④あるテーマについて意見が異なるが、発言が理にかなっていたり、共通の認識を持っていたりするために、自分の思考に影響をおよぼすような作家やメディア、情報源を見つけて、意識的に耳を傾けてみる。

⑤誰かが「非合理」「非常識」「無礼」な行動をしていると感じたら、相手がそれを意味のあるものだと見なしている可能性と、その理由について考えてみる。

⑥少しでもアップデートできる機会はないか探す。自分の考えに微妙にり当てはまらない例外的な出来事や、自分の意見への自信がわずかに薄れてしまうような事実がないか、日ごろから注意する。

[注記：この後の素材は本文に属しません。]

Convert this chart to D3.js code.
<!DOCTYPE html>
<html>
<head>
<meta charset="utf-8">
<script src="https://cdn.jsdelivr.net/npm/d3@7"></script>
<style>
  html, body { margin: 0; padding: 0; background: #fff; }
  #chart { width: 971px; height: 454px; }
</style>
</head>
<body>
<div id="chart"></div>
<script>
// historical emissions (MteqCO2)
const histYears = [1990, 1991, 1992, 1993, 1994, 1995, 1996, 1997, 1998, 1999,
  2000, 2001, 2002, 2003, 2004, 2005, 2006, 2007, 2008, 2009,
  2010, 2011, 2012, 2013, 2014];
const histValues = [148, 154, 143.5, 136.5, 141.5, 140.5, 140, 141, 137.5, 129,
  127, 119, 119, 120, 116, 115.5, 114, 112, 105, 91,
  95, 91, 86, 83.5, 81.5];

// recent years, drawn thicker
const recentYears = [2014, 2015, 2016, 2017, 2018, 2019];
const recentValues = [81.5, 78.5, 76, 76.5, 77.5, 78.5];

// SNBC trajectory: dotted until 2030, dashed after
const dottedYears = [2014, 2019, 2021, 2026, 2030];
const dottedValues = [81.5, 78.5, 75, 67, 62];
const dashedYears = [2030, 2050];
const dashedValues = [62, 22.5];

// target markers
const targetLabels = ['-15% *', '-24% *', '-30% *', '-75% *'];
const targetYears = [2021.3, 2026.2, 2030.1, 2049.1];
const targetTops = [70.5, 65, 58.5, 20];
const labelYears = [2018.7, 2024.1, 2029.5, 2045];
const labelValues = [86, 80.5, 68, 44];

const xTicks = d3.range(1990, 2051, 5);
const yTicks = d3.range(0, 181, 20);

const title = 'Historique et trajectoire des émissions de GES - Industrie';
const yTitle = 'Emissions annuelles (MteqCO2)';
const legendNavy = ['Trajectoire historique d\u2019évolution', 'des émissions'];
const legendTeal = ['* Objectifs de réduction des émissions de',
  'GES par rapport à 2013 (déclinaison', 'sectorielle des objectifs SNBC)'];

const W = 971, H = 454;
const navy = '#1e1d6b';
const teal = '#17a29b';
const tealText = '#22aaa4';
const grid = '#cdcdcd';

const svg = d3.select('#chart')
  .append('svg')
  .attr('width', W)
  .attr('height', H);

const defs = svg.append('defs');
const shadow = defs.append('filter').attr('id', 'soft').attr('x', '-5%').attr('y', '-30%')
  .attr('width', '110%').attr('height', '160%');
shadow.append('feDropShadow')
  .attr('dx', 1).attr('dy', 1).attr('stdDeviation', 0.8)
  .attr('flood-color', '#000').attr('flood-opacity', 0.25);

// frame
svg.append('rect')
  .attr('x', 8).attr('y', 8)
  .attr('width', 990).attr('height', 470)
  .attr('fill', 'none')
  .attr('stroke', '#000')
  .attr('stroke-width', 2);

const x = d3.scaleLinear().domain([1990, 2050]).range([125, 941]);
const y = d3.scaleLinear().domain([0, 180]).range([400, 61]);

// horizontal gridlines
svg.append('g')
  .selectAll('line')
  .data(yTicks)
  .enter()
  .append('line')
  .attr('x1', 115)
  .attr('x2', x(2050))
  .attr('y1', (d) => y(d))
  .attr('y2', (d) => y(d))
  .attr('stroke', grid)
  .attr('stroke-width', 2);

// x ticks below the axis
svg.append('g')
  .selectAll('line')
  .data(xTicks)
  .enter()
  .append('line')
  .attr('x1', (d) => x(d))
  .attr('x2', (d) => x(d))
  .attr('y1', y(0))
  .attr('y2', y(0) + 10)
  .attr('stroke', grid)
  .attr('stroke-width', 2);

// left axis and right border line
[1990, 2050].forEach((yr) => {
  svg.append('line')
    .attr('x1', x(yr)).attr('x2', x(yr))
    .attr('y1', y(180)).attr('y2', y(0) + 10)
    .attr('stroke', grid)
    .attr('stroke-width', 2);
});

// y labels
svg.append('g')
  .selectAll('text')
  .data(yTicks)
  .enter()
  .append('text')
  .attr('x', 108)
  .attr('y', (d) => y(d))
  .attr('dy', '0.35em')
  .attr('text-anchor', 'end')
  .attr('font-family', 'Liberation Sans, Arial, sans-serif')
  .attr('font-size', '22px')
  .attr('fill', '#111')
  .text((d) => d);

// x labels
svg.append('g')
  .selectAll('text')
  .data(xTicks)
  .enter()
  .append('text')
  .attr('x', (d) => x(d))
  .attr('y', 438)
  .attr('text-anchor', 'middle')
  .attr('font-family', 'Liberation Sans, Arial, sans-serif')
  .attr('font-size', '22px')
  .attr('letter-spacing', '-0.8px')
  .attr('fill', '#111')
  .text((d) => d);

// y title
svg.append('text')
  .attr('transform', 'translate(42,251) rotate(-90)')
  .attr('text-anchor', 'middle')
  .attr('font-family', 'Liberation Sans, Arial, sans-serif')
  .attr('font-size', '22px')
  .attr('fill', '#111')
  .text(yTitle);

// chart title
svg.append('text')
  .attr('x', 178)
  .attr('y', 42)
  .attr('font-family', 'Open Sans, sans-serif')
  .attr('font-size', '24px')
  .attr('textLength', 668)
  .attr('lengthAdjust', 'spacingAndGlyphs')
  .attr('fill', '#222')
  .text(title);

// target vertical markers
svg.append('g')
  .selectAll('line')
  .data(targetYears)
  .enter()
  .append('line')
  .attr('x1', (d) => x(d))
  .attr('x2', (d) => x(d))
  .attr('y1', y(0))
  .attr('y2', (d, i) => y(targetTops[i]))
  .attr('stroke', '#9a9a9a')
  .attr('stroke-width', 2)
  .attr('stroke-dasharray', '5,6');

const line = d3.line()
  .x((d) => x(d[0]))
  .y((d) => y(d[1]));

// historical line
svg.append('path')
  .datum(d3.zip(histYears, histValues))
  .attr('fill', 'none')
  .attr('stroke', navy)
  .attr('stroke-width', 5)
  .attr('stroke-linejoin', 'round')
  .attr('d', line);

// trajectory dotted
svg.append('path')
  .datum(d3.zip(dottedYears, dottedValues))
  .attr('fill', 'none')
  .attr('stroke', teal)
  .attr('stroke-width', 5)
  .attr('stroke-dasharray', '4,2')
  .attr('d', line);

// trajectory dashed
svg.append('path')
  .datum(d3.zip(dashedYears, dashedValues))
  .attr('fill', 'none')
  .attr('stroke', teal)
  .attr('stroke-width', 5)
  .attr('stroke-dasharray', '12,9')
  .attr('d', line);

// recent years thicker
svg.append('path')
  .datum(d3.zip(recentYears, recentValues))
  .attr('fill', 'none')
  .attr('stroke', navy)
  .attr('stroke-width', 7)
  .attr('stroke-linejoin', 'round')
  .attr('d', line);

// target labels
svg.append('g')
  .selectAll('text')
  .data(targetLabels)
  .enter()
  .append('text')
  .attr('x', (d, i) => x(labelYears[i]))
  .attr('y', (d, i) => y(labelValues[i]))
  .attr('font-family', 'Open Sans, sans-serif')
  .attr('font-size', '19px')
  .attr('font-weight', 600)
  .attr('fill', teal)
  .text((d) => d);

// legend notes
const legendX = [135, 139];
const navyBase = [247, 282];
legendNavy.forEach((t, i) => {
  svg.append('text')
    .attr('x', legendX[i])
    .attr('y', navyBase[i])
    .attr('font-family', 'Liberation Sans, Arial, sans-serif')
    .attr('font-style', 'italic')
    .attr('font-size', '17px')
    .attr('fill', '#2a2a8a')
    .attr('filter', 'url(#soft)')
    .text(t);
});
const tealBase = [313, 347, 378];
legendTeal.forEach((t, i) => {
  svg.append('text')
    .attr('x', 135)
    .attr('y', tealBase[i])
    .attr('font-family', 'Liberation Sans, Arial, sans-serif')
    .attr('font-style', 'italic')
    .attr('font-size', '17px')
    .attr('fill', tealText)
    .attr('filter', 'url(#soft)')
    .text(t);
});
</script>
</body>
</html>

⑦過去に誰かと意見が違ったが、その後に自分の考えが変わったことを思い出し、その相手に連絡して自分の考えがどうアップデートしたかを伝えてみる。

⑧自分が抱いている強い信念を挙げ、逆の立場になってイデオロギー・チューリングテストをしてみる(その内容を評価してくれる、反対意見を持つ人を見つけられればなお望ましい)。

この8つのステップに加えて、身につけておくべき習慣がもう1つあります。

それは「自分が『動機のある推論』をしていないか、常に注意すること」だ。そしてこの推論をしていることに気づけたら、それを堂々と受け入れること。くり返しになるが、人間は生まれつき「動機のある推論」をしてしまう生き物である。その点に無自覚だとしても、自分がこの推論をしていないことの証明にはならない。それを減らしていくためには、逆説的だが「自分だっていつもしてしまっているな」ということを「自覚する」のが欠かせないステップになる。

正しい選択をするためには、地図を描く場合のように、物事を俯瞰(ふかん)的に捉えるマッピング思考を取り入れるという著者の主張には共感を覚えました。

成功の確率を冷静に見極め、自分の力を過信しないようにしましょう。失敗することを想定し、リスクを明らかにすることで、人はいくつかの選択肢を用意し、そこから正しい判断ができるようになります。